Two-part episode of All in the Family

"Edith's Crisis of Faith" is a two-part episode of the American television sitcom All in the Family. It aired as the 13th and 14th episodes of season 8, on December 18 and 25 in 1977.

== Production ==
The episode includes the third and final appearance of Beverly LaSalle (played by Lori Shannon), after "Archie the Hero" (in which Archie Bunker saves her life) and “Beverly Rides Again” (in which she invites the Bunkers out to dinner).

== Plot ==
Beverly LaSalle, a transvestite and friend of Edith Bunker, is attacked with Mike Stivic a few days before Christmas in an incident of gay bashing. Mike survives the ordeal with only minor injuries, but Beverly is killed. Edith has a crisis of faith and begins to wonder how God would allow people to punish one of His children.
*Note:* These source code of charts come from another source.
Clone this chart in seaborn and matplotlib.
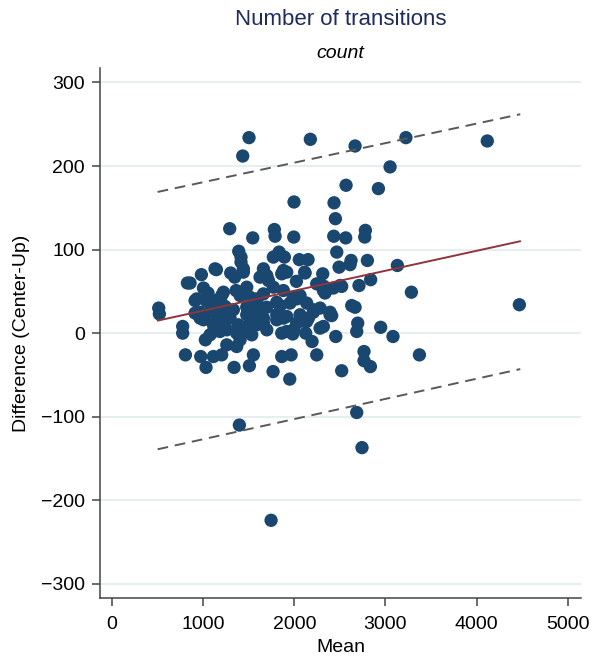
import matplotlib
matplotlib.use("Agg")
import matplotlib.pyplot as plt
import seaborn as sns
import pandas as pd

# Per-subject mean of the two methods and their difference (Center - Up)
mean_vals = [
    1503, 1434, 2176, 2667, 3225, 4118, 3051, 2568, 2923, 1997, 2436, 2451,
    1291, 1544, 1781, 1789, 1994, 2433, 2564, 2780, 2773, 2466, 1390, 1415,
    1415, 1833, 1770, 1891, 2055, 2151, 2118, 2312, 2491, 2623, 2612, 2802,
    3131, 2838, 2710, 2520, 2429, 2337, 2246, 2326, 3285, 2667, 2696, 2948,
    3083, 2455, 2195, 2246, 2765, 2765, 2835, 2520, 3373, 4470, 2410, 2283,
    1950, 1397, 2685, 2743, 1745,
    512, 519, 775, 775, 805, 827, 856, 980, 1145, 1302, 1346, 1441, 1661,
    1624, 1862, 2023, 2114, 2348, 1003, 1053, 1203, 911, 1039, 1123, 1240,
    1405, 1361, 1478, 1661, 1770, 1880, 2063, 2136, 911, 966, 1075, 1003,
    1222, 1331, 1478, 1588, 1698, 1844, 1953, 2210, 2283, 2392, 1185, 1295,
    1386, 1551, 1624, 1807, 1917, 2063, 2155, 1149, 1112, 1259, 1368, 1478,
    1588, 1661, 1807, 2026, 2136, 1024, 1075, 1259, 1368, 1405, 1533, 1862,
    1983, 2125, 973, 1031, 1112, 1203, 1339, 1507, 1551, 1767, 1862, 1965,
    1716, 1588, 1990, 1514, 1880, 2319, 2502, 2630, 2026, 2209, 2392, 2118,
    2319, 1990, 2685, 1130, 1441, 1698, 1917, 1222, 1405, 1588, 1807, 1149,
    1478, 1661, 1880, 1185, 1441, 1698, 1917, 929, 1149, 966, 1112,
]
diff_vals = [
    234, 212, 232, 224, 234, 230, 199, 177, 173, 157, 156, 137,
    125, 114, 124, 116, 115, 116, 114, 123, 115, 97, 98, 91,
    85, 97, 91, 91, 88, 88, 72, 71, 79, 87, 82, 87,
    81, 64, 57, 56, 54, 48, 59, 56, 49, 31, 12, 7,
    -4, -4, -10, -26, -22, -33, -40, -45, -26, 34, 21, 6,
    -55, -110, -95, -137, -224,
    30, 23, 8, 0, -26, 60, 60, 70, 76, 72, 67, 73, 77,
    67, 71, 62, 73, 51, 54, 48, 45, 39, 38, 39, 32,
    47, 51, 55, 47, 55, 51, 45, 36, 24, 18, 25, 16,
    22, 28, 31, 28, 31, 33, 36, 28, 30, 22, 14, 18,
    10, 16, 20, 22, 20, 22, 18, 8, 2, 4, 0, 8,
    10, 12, 16, 12, 14, -8, -2, -14, -16, -8, -2, 0,
    -1, 0, -28, -41, -28, -26, -41, -39, -26, -46, -28, -26,
    63, 39, 43, 43, 75, 51, 57, 33, 41, 25, 25, 14,
    8, 4, 2, 77, 77, 69, 73, 49, 45, 41, 37, 22,
    22, 18, 18, 2, 2, 4, 2, 41, 33, 25, 10,
]

# Fitted bias line and limits of agreement, evaluated at the ends of the mean range
line_x = [500, 4480]
bias_line = [15, 110]
upper_loa = [169, 262]
lower_loa = [-139, -43]

x_ticks = [0, 1000, 2000, 3000, 4000, 5000]
y_ticks = [-300, -200, -100, 0, 100, 200, 300]

df = pd.DataFrame({"Mean": mean_vals, "Difference": diff_vals})

sns.set_theme(style="white")
plt.rcParams["font.family"] = ["Liberation Sans", "DejaVu Sans"]

fig = plt.figure(figsize=(5.92, 6.56), dpi=100)
ax = fig.add_axes([0.169, 0.0884, 0.8125, 0.8075])

for yt in y_ticks:
    ax.axhline(yt, color="#e6eef0", lw=1.5, zorder=0)

sns.scatterplot(data=df, x="Mean", y="Difference", ax=ax, s=92,
                color="#1a476f", edgecolor="none", linewidth=0, zorder=2,
                legend=False)

ax.plot(line_x, bias_line, color="#90353b", lw=1.4, zorder=3)
ax.plot(line_x, upper_loa, color="#595959", lw=1.4, ls=(0, (5.5, 3.5)), zorder=3)
ax.plot(line_x, lower_loa, color="#595959", lw=1.4, ls=(0, (5.5, 3.5)), zorder=3)

ax.set_xlim(-132, 5147)
ax.set_ylim(-317, 317)
ax.set_xticks(x_ticks)
ax.set_yticks(y_ticks)
ax.set_xticklabels([str(v) for v in x_ticks])
ax.set_yticklabels([str(v).replace("-", "\u2212") for v in y_ticks])

for side in ("top", "right"):
    ax.spines[side].set_visible(False)
for side in ("left", "bottom"):
    ax.spines[side].set_color("#444444")
    ax.spines[side].set_linewidth(1.1)

ax.tick_params(axis="both", which="major", direction="out", length=6,
               width=1.1, color="#444444", labelsize=14, labelcolor="black",
               pad=5, left=True, bottom=True)
ax.tick_params(axis="x", pad=7)

ax.set_xlabel("Mean", fontsize=14, color="black", labelpad=4)
ax.set_ylabel("Difference (Center-Up)", fontsize=14, color="black", labelpad=8)

fig.text(0.575, 0.971, "Number of transitions", ha="center", va="center",
         fontsize=16, color="#1e2b5c")
fig.text(0.575, 0.918, "count", ha="center", va="center", fontsize=14,
         style="italic", color="black")

fig.savefig("out.png", dpi=100)
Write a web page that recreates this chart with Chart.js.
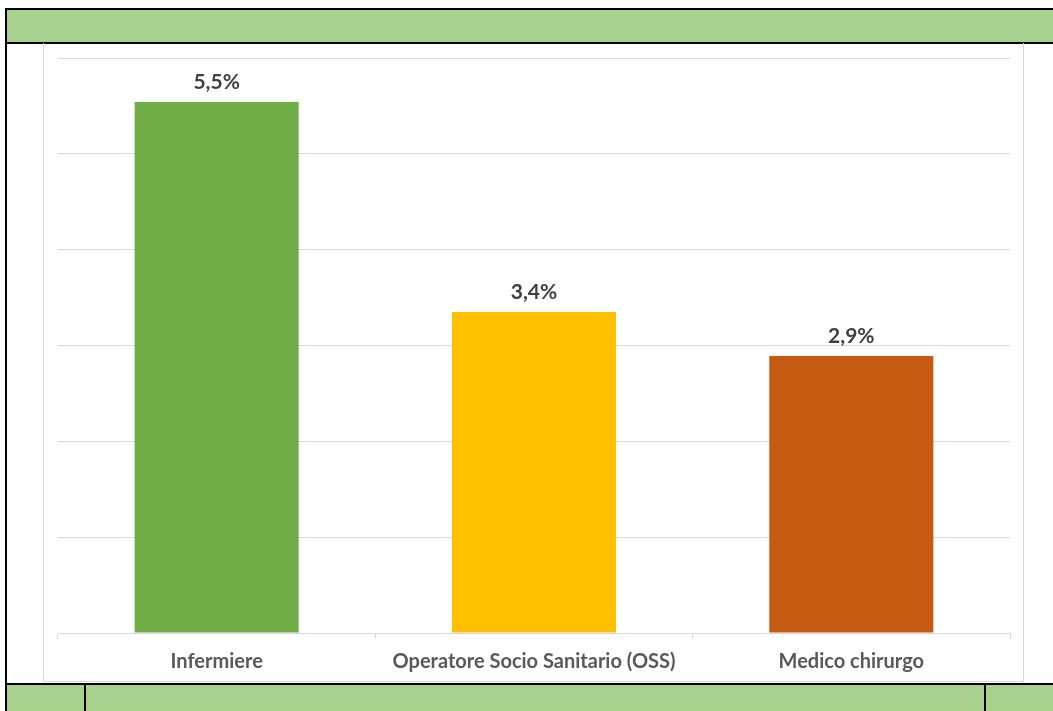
<!DOCTYPE html>
<html>
<head>
<meta charset="utf-8">
<script src="https://cdn.jsdelivr.net/npm/chart.js@4.4.1/dist/chart.umd.min.js"></script>
<style>
  html, body { margin: 0; padding: 0; background: #fff; }
  body { width: 1053px; height: 711px; position: relative; overflow: hidden; }
  .abs { position: absolute; }
  #wrap { position: absolute; left: 44px; top: 44px; width: 980px; height: 638px; }
</style>
</head>
<body>
<!-- table decorations -->
<div class="abs" style="left:5px;top:8px;width:1048px;height:2px;background:#000"></div>
<div class="abs" style="left:7px;top:10px;width:1046px;height:32px;background:#A9D18E"></div>
<div class="abs" style="left:5px;top:42px;width:1048px;height:2px;background:#000"></div>
<div class="abs" style="left:5px;top:8px;width:2px;height:703px;background:#000"></div>
<div class="abs" style="left:43px;top:43px;width:981px;height:639px;border:1px solid #d9d9d9;box-sizing:border-box;border-top:none"></div>
<div class="abs" style="left:5px;top:683px;width:1048px;height:2px;background:#000"></div>
<div class="abs" style="left:7px;top:685px;width:1046px;height:26px;background:#A9D18E"></div>
<div class="abs" style="left:84px;top:683px;width:2px;height:28px;background:#000"></div>
<div class="abs" style="left:984px;top:683px;width:2px;height:28px;background:#000"></div>

<div id="wrap"><canvas id="c"></canvas></div>
<script>
const categories = ["Infermiere", "Operatore Socio Sanitario (OSS)", "Medico chirurgo"];
const values = [5.54, 3.35, 2.89];
const valueLabels = ["5,5%", "3,4%", "2,9%"];
const barColors = ["#70AD47", "#FFC000", "#C55A11"];

const dataLabelPlugin = {
  id: 'dataLabels',
  afterDatasetsDraw(chart) {
    const ctx = chart.ctx;
    const meta = chart.getDatasetMeta(0);
    ctx.save();
    ctx.font = 'bold 21px Lato, "Open Sans", sans-serif';
    ctx.fillStyle = '#404040';
    ctx.textAlign = 'center';
    ctx.textBaseline = 'bottom';
    meta.data.forEach((bar, i) => {
      ctx.fillText(valueLabels[i], bar.x, bar.y - 9);
    });
    ctx.restore();
  }
};

new Chart(document.getElementById('c'), {
  type: 'bar',
  data: {
    labels: categories,
    datasets: [{
      data: values,
      backgroundColor: barColors,
      borderWidth: 0,
      categoryPercentage: 1.0,
      barPercentage: 0.517
    }]
  },
  options: {
    responsive: true,
    maintainAspectRatio: false,
    animation: false,
    devicePixelRatio: 1,
    layout: { padding: { left: 14, right: 14, top: 14, bottom: 0 } },
    plugins: { legend: { display: false }, tooltip: { enabled: false }, title: { display: false } },
    scales: {
      x: {
        offset: true,
        grid: { display: true, drawOnChartArea: false, drawTicks: true, tickLength: 6, color: '#d9d9d9', offset: true },
        border: { display: true, color: '#d9d9d9', width: 1 },
        ticks: { color: '#595959', font: { family: 'Lato, "Open Sans", sans-serif', size: 20, weight: 'bold' }, padding: 11, maxRotation: 0 },
        afterFit(scale) { scale.height = 49; }
      },
      y: {
        min: 0, max: 6,
        ticks: { display: false, stepSize: 1 },
        grid: { color: '#d9d9d9', drawTicks: false, lineWidth: 1 },
        border: { display: false },
        afterFit(scale) { scale.width = 0; }
      }
    }
  },
  plugins: [dataLabelPlugin]
});
</script>
</body>
</html>
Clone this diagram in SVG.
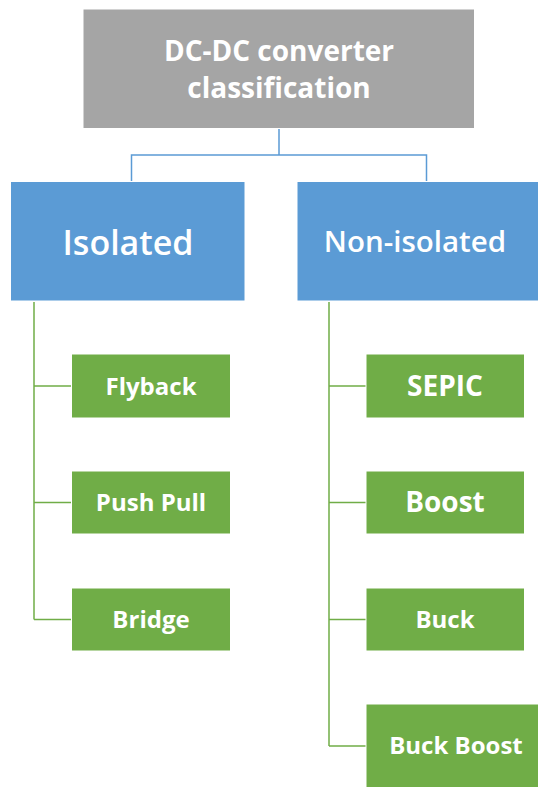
<svg xmlns="http://www.w3.org/2000/svg" width="538" height="787" viewBox="0 0 538 787">
<style>
text{font-family:"Open Sans","Liberation Sans",sans-serif;fill:#fff;text-anchor:middle;}
.top{fill:#a5a5a5;stroke:#fff;stroke-width:1}
.mid{fill:#5b9bd5;stroke:#fff;stroke-width:1}
.leaf{fill:#70ad47;stroke:#fff;stroke-width:1}
.t1{font-size:28px;font-weight:700}
.t2{font-weight:600}
.t3{font-size:24px;font-weight:700}
.t4{font-size:28px;font-weight:700}
.cb{fill:none;stroke:#5b9bd5;stroke-width:1.5}
.cg{fill:none;stroke:#70ad47;stroke-width:1.5}
</style>
<rect width="538" height="787" fill="#fff"/>
<g id="connectors">
<path class="cb" d="M279 129V155M131.5 181V155H426.5V181"/>
<path class="cg" d="M34 302V619.5M34 386H71.5M34 502.5H71.5M34 619.5H71.5"/>
<path class="cg" d="M329 302V746M329 386H366M329 502.5H366M329 619.5H366M329 746H366"/>
</g>
<g id="root"><rect class="top" x="83" y="9" width="391.5" height="119.5"/><text class="t1" x="279" y="61">DC-DC converter</text><text class="t1" x="279" y="97.5">classification</text></g>
<g id="isolated"><rect class="mid" x="10.5" y="181.5" width="234.5" height="119.5"/><text class="t2" x="128" y="255" font-size="34">Isolated</text></g>
<g id="nonisolated"><rect class="mid" x="297" y="181.5" width="242" height="119.5"/><text class="t2" x="415" y="252" font-size="29.5">Non-isolated</text></g>
<g id="flyback"><rect class="leaf" x="71.5" y="354" width="159" height="64"/><text class="t3" x="151" y="395">Flyback</text></g>
<g id="pushpull"><rect class="leaf" x="71.5" y="471" width="159" height="63"/><text class="t3" x="151" y="511">Push Pull</text></g>
<g id="bridge"><rect class="leaf" x="71.5" y="588" width="159" height="63"/><text class="t3" x="151" y="628">Bridge</text></g>
<g id="sepic"><rect class="leaf" x="366" y="354" width="158.5" height="64"/><text class="t4" x="445" y="396">SEPIC</text></g>
<g id="boost"><rect class="leaf" x="366" y="471" width="158.5" height="63"/><text class="t4" x="445" y="512">Boost</text></g>
<g id="buck"><rect class="leaf" x="366" y="588" width="158.5" height="63"/><text class="t3" x="445" y="628">Buck</text></g>
<g id="buckboost"><rect class="leaf" x="366" y="704" width="173" height="84"/><text class="t3" x="456" y="754">Buck Boost</text></g>
</svg>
She believes that all people are worthy of love and feels a sense of loss and sadness at the tragic event, and doesn't understand it.

== Critical reception and analysis ==
Michael Abernathy of PopMatters wrote that this episode highlighted the "social stigma against trans persons, an act of injustice emphasized by Edith's inability to understand humanity's rejection of people like her dear friend." NewNowNext said in 2016 that the storyline was groundbreaking for 1975 and even by then-current standards. The Queer Encyclopedia of Film and Television described the episode as "daring and disturbing". DVDTalk noted that while Edith says that while Beverly was killed because of "who she was", the episode is coy about specifying what that is. The Age of Netflix argued that by choosing to air both parts of the episode on Christmas night 1977, the episode " massively recalibrates the episode's affective stakes" by forcing viewers to associate the holiday with a time to "(mourn) queer loss".